Bring lunch and other work food from home as often as possible; no lunches in the city except for payday: I actually cut down to one lunch per week, and this didn't help with my habit of getting a bagel and Diet Coke for breakfast most days, but at least I saved $7–$12 per day, unlike my also soon-to-be-laid-off coworkers. I preserved the habit at the new place, even though I could drive home for lunch.
Eliminate caffeine: Now this was purely utopian. I had a whole little tapering-off regime along with this item, very industrious on paper no doubt, but it worked about as well as those that Burroughs instituted to get off heroin. The last time I am going to have the willpower to kick an addiction is during a work cutoff.
Write daily for 1 hour; post all relevant work to the blog: Though I did get more entries up this year, including my Lenten devotion, and I participated in a 100 Words month in October, I still could've done more. I take Dr. Pauly as my inspiration here; he puts in 2 or 3 hours of free writing per day, in addition to his column assignments, travel for work, poker coverage, and interviews, and if you compare the early days of his poker or personal sites to the rich and insightful posts he now produces, you can see every hour of work under the skin of his writing. It's not only the difference between Pauly's blog and a lot of other poker blogs; it's the difference between Pauly and a lot of other writers.

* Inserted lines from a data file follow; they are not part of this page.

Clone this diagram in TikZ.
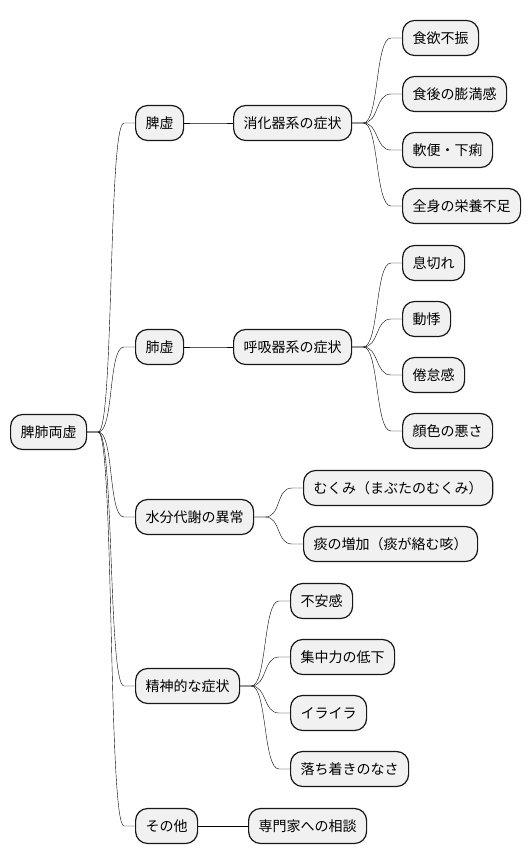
\documentclass[tikz,border=0pt]{standalone}
\usepackage{fontspec}
\setmainfont{Noto Sans CJK JP}
\usepackage{tikz}
\usetikzlibrary{calc}
\definecolor{boxgray}{HTML}{F1F1F1}
\definecolor{inkblack}{HTML}{181818}

\begin{document}
\begin{tikzpicture}[x=1pt, y=-1pt,
  topic/.style={rectangle, draw=inkblack, fill=boxgray, rounded corners=12pt, line width=1.2pt, minimum height=35pt, inner xsep=10pt, inner ysep=0pt, anchor=west, font=\fontsize{14}{16}\selectfont},
  branch/.style={line width=1pt, draw=inkblack, to path={-- ++(11,0) .. controls +(16,0) and +(-16,0) .. ($(\tikztotarget)+(-11,0)$) -- (\tikztotarget)}}
]
  \useasboundingbox (0,0) rectangle (530,865);

  \node[topic] (root) at (10,432) {脾肺両虚};

  % spleen branch
  \node[topic] (spleen) at (135,123) {脾虚};
  \node[topic] (digest) at (233,123) {消化器系の症状};
  \node[topic] (appetite) at (402,38) {食欲不振};
  \node[topic] (bloating) at (402,94) {食後の膨満感};
  \node[topic] (stool) at (402,150) {軟便・下痢};
  \node[topic] (nutrition) at (402,206) {全身の栄養不足};

  % lung branch
  \node[topic] (lung) at (135,347) {肺虚};
  \node[topic] (breath) at (233,347) {呼吸器系の症状};
  \node[topic] (shortness) at (402,263) {息切れ};
  \node[topic] (palpit) at (402,319) {動悸};
  \node[topic] (fatigue) at (402,375) {倦怠感};
  \node[topic] (complexion) at (402,431) {顔色の悪さ};

  % water branch
  \node[topic] (water) at (135,517) {水分代謝の異常};
  \node[topic] (swelling) at (303,488) {むくみ（まぶたのむくみ）};
  \node[topic] (phlegm) at (303,544) {痰の増加（痰が絡む咳）};

  % mind branch
  \node[topic] (mind) at (135,686) {精神的な症状};
  \node[topic] (anxiety) at (290,601) {不安感};
  \node[topic] (focus) at (290,657) {集中力の低下};
  \node[topic] (irritation) at (290,713) {イライラ};
  \node[topic] (restless) at (290,769) {落ち着きのなさ};

  % other
  \node[topic] (other) at (135,826) {その他};
  \node[topic] (consult) at (248,826) {専門家への相談};

  \draw (root.east) to[branch] (spleen.west);
  \draw (root.east) to[branch] (lung.west);
  \draw (root.east) to[branch] (water.west);
  \draw (root.east) to[branch] (mind.west);
  \draw (root.east) to[branch] (other.west);

  \draw (spleen.east) to[branch] (digest.west);
  \draw (digest.east) to[branch] (appetite.west);
  \draw (digest.east) to[branch] (bloating.west);
  \draw (digest.east) to[branch] (stool.west);
  \draw (digest.east) to[branch] (nutrition.west);

  \draw (lung.east) to[branch] (breath.west);
  \draw (breath.east) to[branch] (shortness.west);
  \draw (breath.east) to[branch] (palpit.west);
  \draw (breath.east) to[branch] (fatigue.west);
  \draw (breath.east) to[branch] (complexion.west);

  \draw (water.east) to[branch] (swelling.west);
  \draw (water.east) to[branch] (phlegm.west);

  \draw (mind.east) to[branch] (anxiety.west);
  \draw (mind.east) to[branch] (focus.west);
  \draw (mind.east) to[branch] (irritation.west);
  \draw (mind.east) to[branch] (restless.west);

  \draw (other.east) to[branch] (consult.west);
\end{tikzpicture}
\end{document}
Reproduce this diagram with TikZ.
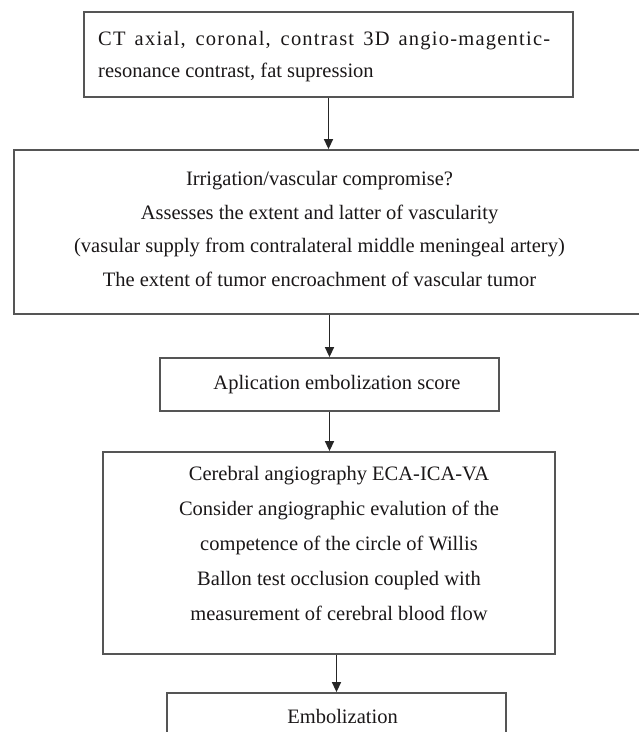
\documentclass[tikz,border=0pt]{standalone}
\usepackage{fontspec}
\setmainfont{Liberation Serif}
\usetikzlibrary{arrows.meta}
\definecolor{boxgray}{HTML}{555555}
\definecolor{ink}{HTML}{1A1718}
\begin{document}
\begin{tikzpicture}[x=1pt,y=-1pt,
  box/.style={draw=boxgray,line width=1.8pt,rectangle,inner sep=0pt},
  txt/.style={text=ink,inner sep=0pt,align=center},
  arr/.style={draw=black!85,line width=1.5pt,-{Triangle[width=9pt,length=10pt]}}]
\useasboundingbox (0,0) rectangle (639,732);
\clip (0,0) rectangle (639,732);
% boxes
\node[box,minimum width=489pt,minimum height=85pt] (b1) at (328.5,54.5) {};
\node[box,minimum width=630pt,minimum height=164pt] (b2) at (329,232) {};
\node[box,minimum width=339pt,minimum height=53pt] (b3) at (329.5,384.5) {};
\node[box,minimum width=452pt,minimum height=202pt] (b4) at (329,553) {};
\node[box,minimum width=339pt,minimum height=80pt] (b5) at (336.5,733) {};
% texts
\node[txt,anchor=west,text width=452pt,align=justify,font=\fontsize{20.5pt}{32pt}\selectfont] (t1) at (98,56.5)
  {{\addfontfeature{LetterSpace=6}CT axial, coronal, contrast 3D angio-magentic-}\linebreak resonance contrast, fat supression};
\node[txt,font=\fontsize{20.5pt}{33.5pt}\selectfont] (t2) at (319.5,229)
  {Irrigation/vascular compromise?\\Assesses the extent and latter of vascularity\\(vasular supply from contralateral middle meningeal artery)\\The extent of tumor encroachment of vascular tumor};
\node[txt,font=\fontsize{20.5pt}{33pt}\selectfont] (t3) at (337,385) {Aplication embolization score};
\node[txt,font=\fontsize{20.5pt}{35pt}\selectfont] (t4) at (339,543)
  {Cerebral angiography ECA-ICA-VA\\Consider angiographic evalution of the\\competence of the circle of Willis\\Ballon test occlusion coupled with\\measurement of cerebral blood flow};
\node[txt,font=\fontsize{20.5pt}{33pt}\selectfont] (t5) at (342.5,716) {Embolization};
% arrows
\draw[arr] (b1.south) -- (b1.south |- b2.north);
\draw[arr] (b3.north |- b2.south) -- (b3.north);
\draw[arr] (b3.south) -- (b3.south |- b4.north);
\draw[arr] (b5.north |- b4.south) -- (b5.north);
\end{tikzpicture}
\end{document}
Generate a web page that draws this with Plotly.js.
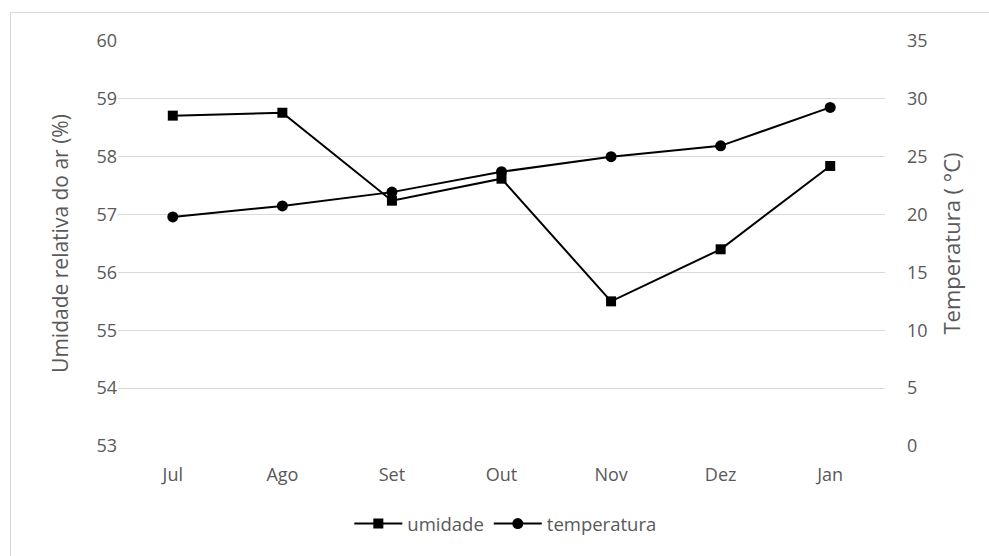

Spend at least 15 minutes per day outside, as weather allows: I like this one and I believe I did well with it, up until about the past month and a half. I found myself taking walks outside in Chelsea as the end of my work approached, both to get some sun on my face and lift the winter blues, to breathe unrecirculated air on my own time for a spell, and to remind myself that there was indeed a world outside that job. Once sprung, I tended to walk to the gym on many nice days, and to sit outside in the park or near my building. On fall weekends, when the weather was freakishly warm, you could find me with the newspaper and my radio, listening to football and breathing in springlike air without the allergens of May to plague me. At this job, I've tried to get outside and just stand there, away from the smokers, or to walk around the perimeter of our huge parking lot, and enjoy the free skies. All of this is an attempt to claim time as my own, outside, where our ancestors evolved, and place work in the comparatively narrow context where it belongs.
Some of the other goals are still relevant and perhaps worth pursuing this year. As I said, I'd do it visibly, in stages, not tucked away in an envelope. But if nothing else, seeing that envelope with my name on it each day did make me think that I should be doing "better," no matter what I was doing, and to find out what might comprise "better" in all my activities. So it was not entirely meritless.